**Data extract:**
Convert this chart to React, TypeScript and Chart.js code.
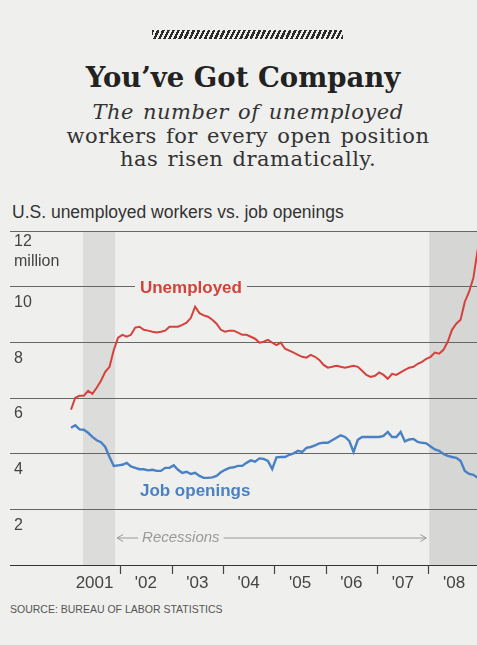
import React, { useEffect, useRef } from "react";
import { Chart, registerables } from "chart.js";
Chart.register(...registerables);

// Monthly values, Jan 2001 .. Dec 2008 (millions)
const unemployed = [
  5.58, 6.01, 6.08, 6.08, 6.26, 6.15, 6.37, 6.62, 6.94, 7.12, 7.73, 8.17,
  8.27, 8.2, 8.27, 8.53, 8.56, 8.45, 8.42, 8.38, 8.35, 8.38, 8.42, 8.56,
  8.56, 8.56, 8.63, 8.71, 8.88, 9.28, 9.05, 8.97, 8.92, 8.81, 8.67, 8.45,
  8.38, 8.42, 8.42, 8.35, 8.27, 8.27, 8.2, 8.13, 7.99, 8.02, 8.09, 7.99,
  7.9, 7.99, 7.77, 7.7, 7.63, 7.55, 7.48, 7.45, 7.55, 7.48, 7.37, 7.19,
  7.09, 7.12, 7.16, 7.12, 7.09, 7.12, 7.16, 7.12, 6.98, 6.83, 6.76, 6.8,
  6.92, 6.83, 6.69, 6.87, 6.83, 6.92, 7.01, 7.09, 7.12, 7.23, 7.3, 7.41,
  7.48, 7.63, 7.59, 7.73, 8.02, 8.45, 8.67, 8.81, 9.46, 9.82, 10.32, 11.33,
];
const jobOpenings = [
  4.93, 5.02, 4.87, 4.86, 4.75, 4.6, 4.48, 4.41, 4.24, 3.88, 3.56, 3.58,
  3.6, 3.67, 3.54, 3.49, 3.44, 3.44, 3.4, 3.42, 3.38, 3.38, 3.49, 3.49,
  3.58, 3.42, 3.31, 3.35, 3.27, 3.31, 3.2, 3.13, 3.13, 3.15, 3.2, 3.33,
  3.42, 3.49, 3.51, 3.56, 3.56, 3.67, 3.76, 3.71, 3.83, 3.81, 3.74, 3.45,
  3.87, 3.88, 3.88, 3.96, 4.01, 4.1, 4.06, 4.21, 4.24, 4.3, 4.37, 4.39,
  4.39, 4.48, 4.57, 4.66, 4.6, 4.46, 4.06, 4.5, 4.6, 4.6, 4.6, 4.6,
  4.6, 4.64, 4.78, 4.6, 4.6, 4.78, 4.44, 4.51, 4.53, 4.42, 4.39, 4.37,
  4.26, 4.15, 4.1, 3.99, 3.92, 3.88, 3.85, 3.74, 3.38, 3.27, 3.24, 3.13,
];
const yearLabels = ["2001", "'02", "'03", "'04", "'05", "'06", "'07", "'08"];
const yearBoundaries = [12, 24, 36, 48, 60, 72, 84]; // months since Jan 2001
const yTickValues = [2, 4, 6, 8, 10, 12];
const yUnit = "million";
const recessions: [number, number][] = [
  [3.3, 10.8],
  [84.2, 100],
];

const BG = "#efefed";
const RED = "#d5413b";
const BLUE = "#4a80c4";
const SANS = '"Liberation Sans", Arial, sans-serif';

function arrowHead(ctx: CanvasRenderingContext2D, x: number, y: number, dir: number) {
  ctx.beginPath();
  ctx.moveTo(x + dir * 6, y - 3.5);
  ctx.lineTo(x, y);
  ctx.lineTo(x + dir * 6, y + 3.5);
  ctx.stroke();
}

export default function App() {
  const ref = useRef<HTMLCanvasElement>(null);
  useEffect(() => {
    const canvas = ref.current!;
    const pts = (arr: number[]) => arr.map((v, i) => ({ x: i + 0.5, y: v }));
    const decor = {
      id: "decor",
      beforeDraw(chart: any) {
        const { ctx, chartArea: a, scales } = chart;
        const x = scales.x;
        ctx.save();
        recessions.forEach(([s, e], k) => {
          ctx.fillStyle = k === 0 ? "#dcdcda" : "#d6d6d4";
          const x0 = Math.max(a.left, x.getPixelForValue(s));
          const x1 = Math.min(a.right, x.getPixelForValue(e));
          ctx.fillRect(x0, a.top, x1 - x0, a.bottom - a.top);
        });
        ctx.restore();
      },
      afterDraw(chart: any) {
        const { ctx, chartArea: a, scales } = chart;
        const x = scales.x;
        const y = scales.y;
        ctx.save();
        // y labels
        ctx.font = `16px ${SANS}`;
        ctx.fillStyle = "#444";
        ctx.textAlign = "left";
        ctx.textBaseline = "middle";
        for (const t of yTickValues) {
          const py = y.getPixelForValue(t);
          if (t === 12) {
            ctx.fillText(String(t), 14, py + 11);
            ctx.fillText(yUnit, 14, py + 31);
          } else {
            ctx.fillText(String(t), 14, py + 16);
          }
        }
        // x tick marks
        ctx.strokeStyle = "#444";
        ctx.lineWidth = 1.2;
        for (const b of yearBoundaries) {
          const px = Math.round(x.getPixelForValue(b)) + 0.5;
          ctx.beginPath();
          ctx.moveTo(px, a.bottom);
          ctx.lineTo(px, a.bottom + 9);
          ctx.stroke();
        }
        // year labels
        ctx.font = `17px ${SANS}`;
        ctx.fillStyle = "#444";
        ctx.textAlign = "center";
        yearLabels.forEach((lab, k) => {
          ctx.fillText(lab, x.getPixelForValue(6 + 12 * k), a.bottom + 18);
        });
        // series labels
        ctx.textAlign = "left";
        ctx.font = `bold 17px ${SANS}`;
        const ux = x.getPixelForValue(16.6);
        const uy = y.getPixelForValue(10);
        const uw = ctx.measureText("Unemployed").width;
        ctx.fillStyle = BG;
        ctx.fillRect(ux - 5, uy - 3, uw + 10, 6);
        ctx.fillStyle = RED;
        ctx.fillText("Unemployed", ux, uy + 2);
        ctx.fillStyle = BLUE;
        ctx.fillText("Job openings", ux, y.getPixelForValue(2.63));
        // recessions
        const ry = y.getPixelForValue(0.97);
        ctx.font = `italic 15px ${SANS}`;
        ctx.fillStyle = "#999";
        const tx = x.getPixelForValue(17.1);
        const tw = ctx.measureText("Recessions").width;
        ctx.fillText("Recessions", tx, ry);
        ctx.strokeStyle = "#999";
        ctx.lineWidth = 1;
        const l0 = x.getPixelForValue(recessions[0][1]) + 2;
        const r1 = x.getPixelForValue(recessions[1][0]) - 3;
        ctx.beginPath();
        ctx.moveTo(l0, ry);
        ctx.lineTo(tx - 4, ry);
        ctx.stroke();
        arrowHead(ctx, l0, ry, 1);
        ctx.beginPath();
        ctx.moveTo(tx + tw + 4, ry);
        ctx.lineTo(r1, ry);
        ctx.stroke();
        arrowHead(ctx, r1, ry, -1);
        ctx.restore();
      },
    };
    const chart = new Chart(canvas, {
      type: "line",
      data: {
        datasets: [
          {
            label: "Unemployed",
            data: pts(unemployed),
            borderColor: RED,
            borderWidth: 2,
            pointRadius: 0,
            tension: 0,
          },
          {
            label: "Job openings",
            data: pts(jobOpenings),
            borderColor: BLUE,
            borderWidth: 2.4,
            pointRadius: 0,
            tension: 0,
          },
        ],
      },
      options: {
        animation: false,
        responsive: false,
        layout: { padding: { left: 10, right: 0, top: 9, bottom: 35 } },
        plugins: { legend: { display: false }, tooltip: { enabled: false } },
        scales: {
          x: { type: "linear", min: -13.75, max: 95.34, display: false },
          y: {
            min: 0,
            max: 12,
            ticks: { display: false, stepSize: 2 },
            border: { display: false },
            grid: {
              drawTicks: false,
              color: (c: any) => (c.tick && c.tick.value === 0 ? "#333" : "#666"),
              lineWidth: 1,
            },
          },
        },
      },
      plugins: [decor],
    });
    return () => chart.destroy();
  }, []);

  return (
    <div
      style={{
        position: "fixed",
        left: 0,
        top: 0,
        width: 477,
        height: 645,
        background: BG,
        overflow: "hidden",
      }}
    >
      <div
        style={{
          position: "absolute",
          left: 152,
          top: 30,
          width: 191,
          height: 9,
          background: "repeating-linear-gradient(115deg, #2a2a2a 0 2.4px, transparent 2.4px 4.6px)",
        }}
      />
      <div
        style={{
          position: "absolute",
          left: 0,
          width: 486,
          top: 61,
          textAlign: "center",
          font: 'bold 27.5px "DejaVu Serif", serif',
          lineHeight: "32px",
          color: "#222",
          whiteSpace: "nowrap",
        }}
      >
        You’ve Got Company
      </div>
      <div
        style={{
          position: "absolute",
          left: 0,
          width: 496,
          top: 101,
          textAlign: "center",
          font: '21px "DejaVu Serif", serif',
          lineHeight: "23.5px",
          letterSpacing: "0.5px",
          wordSpacing: "2px",
          color: "#333",
          whiteSpace: "nowrap",
        }}
      >
        <i>The number of unemployed</i>
        <br />
        workers for every open position
        <br />
        has risen dramatically.
      </div>
      <div
        style={{
          position: "absolute",
          left: 12,
          top: 203,
          font: `17.5px ${SANS}`,
          lineHeight: "19px",
          color: "#333",
          whiteSpace: "nowrap",
        }}
      >
        U.S. unemployed workers vs. job openings
      </div>
      <canvas
        ref={ref}
        width={477}
        height={378}
        style={{ position: "absolute", left: 0, top: 222 }}
      />
      <div
        style={{
          position: "absolute",
          left: 10,
          top: 603,
          font: `10.5px ${SANS}`,
          lineHeight: "12px",
          color: "#555",
          whiteSpace: "nowrap",
        }}
      >
        SOURCE: BUREAU OF LABOR STATISTICS
      </div>
    </div>
  );
}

**Directions for this task:**
Repeat only the lines from the beginning of the material through the line containing "Chart.register(...registerables);", both ends kept, leaving pictures out.

**Solution:**
Convert this chart to React, TypeScript and Chart.js code.
import React, { useEffect, useRef } from "react";
import { Chart, registerables } from "chart.js";
Chart.register(...registerables);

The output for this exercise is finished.